The Nightingale von Jennifer Kent, bekannt geworden durch ihren Psychohorror The Babadook, ist trotz all der Hoffnungslosigkeit ein zutiefst feministisches, aufbrausend rechtefordendes Werk. Im Zentrum steht die Ex-Strafgefangene Clare, die beim britischen Leutnant Hawkins (gnadenlos böse und perfide: Sam Claflin) ihre Restschuld abarbeitet, von diesem aber regelmäßig missbraucht wird und die Freiheit, die ihr längst zugesteht, auch nicht bekommt. Irgendwann aber platzt Clares Ehemann der Kragen – was Hawkins natürlich nicht auf sich sitzen lassen kann und seinen ganzen Unmut eines Nachts an Clares Familie auslässt. Die Folge: Mann und Kind sind tot, der Leutnant mitsamt seines nicht weniger abscheulichen Sergeants (ekelerregend: Damon Herriman) bereits unterwegs in die Stadt, um sich befördern zu lassen. Doch falsch gedacht, wenn man vermutet, dass Clare sich nach all der Tragödie das Leben nimmt. Nein: Clare wird zur Furie, zum wütenden, keifenden, schreienden Racheengel, der Hawkins hinterherfolgt. Ohne Fährtenleser allerdings geht’s nicht, also gesellt sich unter anfänglichem Widerwillen der Tasmanier Billy an ihre Seite. Beide haben anfangs nichts gemein, doch später mehr, als sie vermutet hätten.

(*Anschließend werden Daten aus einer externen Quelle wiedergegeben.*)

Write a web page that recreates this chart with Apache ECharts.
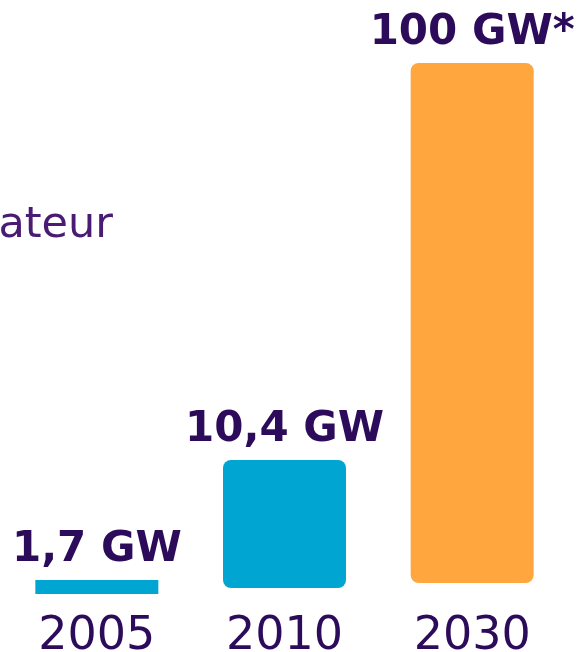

Eine Warnung gleich vorweg: The Nightingale hat nicht zu Unrecht eine FSK-Freigabe von 18. Die dargestellte sexuelle Gewalt an Frauen ist in diesem Film ziemlich unerträglich. Wer hier also zu sensibel auf solche Szenen reagiert, und das auch weiß, sollte den Film möglichst vermeiden. Ich selbst habe kurz überlegt, vorzeitig abzubrechen, denn nachdem man ohnehin schon die Nase voll hat von so will menschlichen Abgründen und irreversiblem Leid, setzt Jennifer Kent noch eins drauf. In The Nightingale ist die Bestie Mensch allgegenwärtig, andererseits aber findet die Kamera für einen ruhenden Gegenpool atemberaubende Aufnahmen der tasmanischen Wälder, in denen die Verlorenen umherirren. Doch der eigentliche Grund, The Nightingale nicht dem Bösen zu überlassen und sich erbaulicheren Themen zu widmen ist die Figur des Fährtenlesers Billy. Der Aborigines Baykali Ganambarr ist in jeder Sekunde seiner Spielzeit eine Entdeckung. Seine pragmatische Sicht auf die Gegenwart vereint sich auf berührende Weise mit seiner Wut über das Übel der britischen Land- und Lebensenteignung. Dann aber ist er wieder kindlich beseelt von den alten Mythen seiner Kultur, und man wünscht sich unentwegt, Billy möge diese Tortur durch die Wildnis gut überstehen. Die Finsternis aber, die legt sich über jedes Bild. Die Schönheit einer fremden Welt leidet – sie bleibt entsättigt, regennass und düster. In manchen Szenen, wenn Clare Alpträume plagen, hat der Streifen auch einigen Horror parat, um dann, nach ihrem Erwachen, in das gutmütige Gesicht des Fährtenlesers zu blicken, der sich ihrer annimmt. The Nightingale ist ein erschütterndes Drama über eines der dunkelsten Episoden der Menschheit, ein tiefschwarzer Film, in seiner Kompromisslosigkeit vergleichbar mit Twelve Years a Slave, allerdings nicht ohne bedingungsloser Liebe zu einem verlorenen Paradies, die letzten Endes über den Tod erhaben sein lässt.